Attention : coup de cœur !
Sylvie Janin est une romancière qui n’écrit plus rien depuis que son compagnon, Pascal, l’a quittée. Devant son verre de barbituriques, prête à passer à l’acte, elle se ravise et décide de passer une annonce recherchant un jardinier à plein temps. S’en fichant complètement des plantes, des fleurs et autres pelouses, elle espère surtout tomber sur un beau mâle qui ferait germer en elle une étincelante inspiration.
Bruno est le jardiner qu’elle embauche. Il est malheureux lui aussi, il est trompé par sa femme régulièrement, il a tenté de se suicider lui aussi. Lorsque Sylvie l’emmène dans une villa au bord de la mer entourée de sable, Bruno s’étonne de la nécessité d’avoir un jardinier. Puis il découvre la vérité en lisant quelques pages de son manuscrit. Suit alors un huis clos oscillant entre drame et comédie, entre farce, suspense et réflexion philosophique. Car le rapport dominateur/dominé s’inverse, maintenant que Bruno sait pourquoi il est là, il veut être le héros du roman, alors que Sylvie tente de le chasser.
On ouvre le bouquin, on ne le lâche plus d’une page ! C’est délicieux, jubilatoire, jouissif… que dire encore, chaque réplique tombe comme un couperet, c’est drôle mais aussi extrêmement intelligent ! Ca parle d’amour, de création littéraire, de temps qui passe, de séduction, de famille, de vocation… j’ai pris mon pied à chaque page et à la fin, je n’ai plus eu qu’une idée en tête : jouer le rôle de Sylvie ! C’est un rôle magnifique. On peut rêver !
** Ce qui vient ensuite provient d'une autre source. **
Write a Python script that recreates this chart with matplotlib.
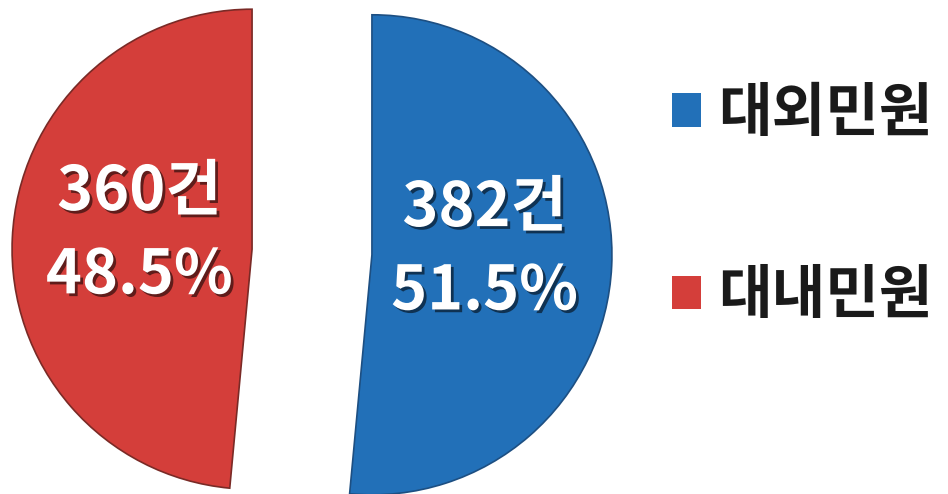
import matplotlib
matplotlib.use("Agg")
import matplotlib.pyplot as plt
import matplotlib.patheffects as pe

plt.rcParams['font.family'] = ['Noto Sans CJK KR', 'DejaVu Sans']

# === Données ===
categories = ["대외민원", "대내민원"]
counts = [382, 360]
colors = ["#2270B8", "#D43E3A"]
total = sum(counts)

# === Figure ===
fig = plt.figure(figsize=(9.48, 4.94), dpi=100)
ax = fig.add_axes([0, 0, 1, 1])
ax.set_xlim(0, 948)
ax.set_ylim(0, 494)
ax.set_aspect("equal")


def etiquette(pct):
    n = round(pct * total / 100)
    return f"{n}건\n{pct:.1f}%"


# explode en unités de données (pas relatif au rayon)
wedges, texts, autotexts = ax.pie(
    counts,
    colors=colors,
    startangle=90,
    counterclock=False,
    radius=240,
    center=(312, 242),
    explode=[60, 60],
    autopct=etiquette,
    pctdistance=0.47,
    wedgeprops=dict(edgecolor="#7a2a26", linewidth=1.2),
    frame=True,
)
ax.axis("off")
wedges[0].set_edgecolor("#1d4f82")

ombre = [pe.SimplePatchShadow(offset=(2, -2), shadow_rgbFace="black", alpha=0.55), pe.Normal()]
for t in autotexts:
    t.set_color("white")
    t.set_fontsize(44)
    t.set_fontweight("bold")
    t.set_linespacing(1.45)
    t.set_path_effects(ombre)
    x, y = t.get_position()
    t.set_position((x, y + 10))

leg = ax.legend(
    wedges, categories,
    loc="center left",
    bbox_to_anchor=(0.678, 0.585),
    bbox_transform=fig.transFigure,
    frameon=False,
    borderpad=0,
    handlelength=0.5,
    handleheight=0.5,
    handletextpad=0.3,
    labelspacing=2.1,
    prop=dict(size=42, weight="heavy"),
)
for h in leg.legend_handles:
    h.set_edgecolor("none")
for t in leg.get_texts():
    t.set_color("#1a1a1a")

fig.savefig("out.png", dpi=100)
« Bruno. Faut les laisser être cons, dans leur coin, sinon, ça déteint. La connerie. Et j’ai remarqué que ça déteint par les nerfs. Regardez, quand vous vous énervez. Jamais on croirait que vous êtes une femme intelligente. »
« Faut toujours laisser parler ses personnages. Ils ont leur propre vérité, non ? Moi, en tous cas, j’ai la mienne ! Vous voulez écrire un libre bidon ? Vous voulez que votre personnage ressemble plus à rien ? Et que les critiques disent : « Elle l’a perdu en route ? »
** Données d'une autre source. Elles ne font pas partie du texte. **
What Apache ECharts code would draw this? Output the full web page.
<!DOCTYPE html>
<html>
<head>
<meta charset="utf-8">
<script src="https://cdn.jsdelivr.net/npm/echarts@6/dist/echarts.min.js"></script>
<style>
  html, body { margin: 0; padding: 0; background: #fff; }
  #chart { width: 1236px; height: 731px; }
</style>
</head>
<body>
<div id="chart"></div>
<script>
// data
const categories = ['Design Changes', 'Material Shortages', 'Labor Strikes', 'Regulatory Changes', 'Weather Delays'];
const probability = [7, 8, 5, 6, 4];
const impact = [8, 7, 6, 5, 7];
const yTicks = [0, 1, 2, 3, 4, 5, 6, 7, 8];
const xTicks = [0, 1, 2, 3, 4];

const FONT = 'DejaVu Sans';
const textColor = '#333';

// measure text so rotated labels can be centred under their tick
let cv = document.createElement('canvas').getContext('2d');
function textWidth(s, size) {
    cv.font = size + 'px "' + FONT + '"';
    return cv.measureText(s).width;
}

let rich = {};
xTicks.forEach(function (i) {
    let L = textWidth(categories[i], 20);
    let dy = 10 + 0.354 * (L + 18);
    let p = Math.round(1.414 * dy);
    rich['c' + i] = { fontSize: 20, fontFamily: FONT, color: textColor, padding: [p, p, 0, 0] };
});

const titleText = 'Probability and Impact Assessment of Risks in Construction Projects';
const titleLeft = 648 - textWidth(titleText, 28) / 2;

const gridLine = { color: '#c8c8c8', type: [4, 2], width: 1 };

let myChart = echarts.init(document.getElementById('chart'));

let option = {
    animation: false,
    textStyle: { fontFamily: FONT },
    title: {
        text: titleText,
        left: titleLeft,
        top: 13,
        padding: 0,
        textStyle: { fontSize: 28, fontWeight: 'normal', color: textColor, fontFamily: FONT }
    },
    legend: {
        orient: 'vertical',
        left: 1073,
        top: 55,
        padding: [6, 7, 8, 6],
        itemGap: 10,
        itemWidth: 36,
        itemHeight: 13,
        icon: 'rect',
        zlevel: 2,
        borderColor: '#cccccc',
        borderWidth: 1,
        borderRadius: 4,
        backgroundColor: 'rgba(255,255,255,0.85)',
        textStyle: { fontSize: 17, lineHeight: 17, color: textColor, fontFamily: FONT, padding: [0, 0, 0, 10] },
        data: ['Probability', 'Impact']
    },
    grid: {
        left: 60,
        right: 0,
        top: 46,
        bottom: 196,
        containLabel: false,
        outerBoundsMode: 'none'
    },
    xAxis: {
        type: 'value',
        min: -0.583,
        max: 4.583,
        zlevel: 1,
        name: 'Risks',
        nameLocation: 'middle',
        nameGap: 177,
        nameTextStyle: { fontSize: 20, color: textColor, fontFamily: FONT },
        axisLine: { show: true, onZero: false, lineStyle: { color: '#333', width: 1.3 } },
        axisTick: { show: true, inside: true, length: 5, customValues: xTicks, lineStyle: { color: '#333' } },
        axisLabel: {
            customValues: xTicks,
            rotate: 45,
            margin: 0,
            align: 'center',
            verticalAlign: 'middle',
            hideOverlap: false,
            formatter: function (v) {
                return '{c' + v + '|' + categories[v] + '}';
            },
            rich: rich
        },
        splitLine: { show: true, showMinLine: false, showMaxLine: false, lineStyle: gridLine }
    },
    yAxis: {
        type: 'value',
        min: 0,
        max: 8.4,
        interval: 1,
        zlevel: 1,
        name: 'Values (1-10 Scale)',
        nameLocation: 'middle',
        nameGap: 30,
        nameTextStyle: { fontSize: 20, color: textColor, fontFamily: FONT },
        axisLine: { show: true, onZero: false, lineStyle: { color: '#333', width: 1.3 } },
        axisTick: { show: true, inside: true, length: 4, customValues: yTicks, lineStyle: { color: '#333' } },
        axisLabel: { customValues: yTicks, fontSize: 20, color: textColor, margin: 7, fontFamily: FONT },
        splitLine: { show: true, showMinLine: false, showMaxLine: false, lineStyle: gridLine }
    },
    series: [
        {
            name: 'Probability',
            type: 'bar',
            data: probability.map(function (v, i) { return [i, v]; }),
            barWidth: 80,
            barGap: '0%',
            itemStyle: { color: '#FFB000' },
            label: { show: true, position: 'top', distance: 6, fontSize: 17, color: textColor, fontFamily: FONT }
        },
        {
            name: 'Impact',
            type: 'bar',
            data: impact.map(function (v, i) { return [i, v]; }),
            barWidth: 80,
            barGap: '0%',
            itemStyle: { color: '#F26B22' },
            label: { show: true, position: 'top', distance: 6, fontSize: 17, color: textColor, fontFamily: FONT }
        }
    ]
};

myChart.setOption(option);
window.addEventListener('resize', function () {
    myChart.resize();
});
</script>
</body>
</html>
« Vous avez peur de la vie, vous attendez que les mots vous tombent tout cuits du stylo, vous avez jamais rien fait par quelqu’un par amour à part des ratures, vous prenez votre pied en aimant un mec qui vous aime plus, parce qu’au moins y a pas d’efforts à faire, vous avez jamais eu de chien, de chat ou de géranium : ça fait des saletés, ça prend du temps, vous voulez être responsable de rien, je suis peut-être le sujet de votre vie et vous allez me laisser partir sans bouger votre cul parce que ça vous arrange ! Vous êtes ravie d’arrêter mon bouquin et d’en commencer un autre avec le facteur, le pompiste ou le plombier, n’importe qui pourvu qu’il soit neuf ! Vous avez peur d’aller au bout des choses, d’aller au fond des gens, de découvrir qui je suis vraiment ! Je tiens pas en dix pages, madame Janin ! »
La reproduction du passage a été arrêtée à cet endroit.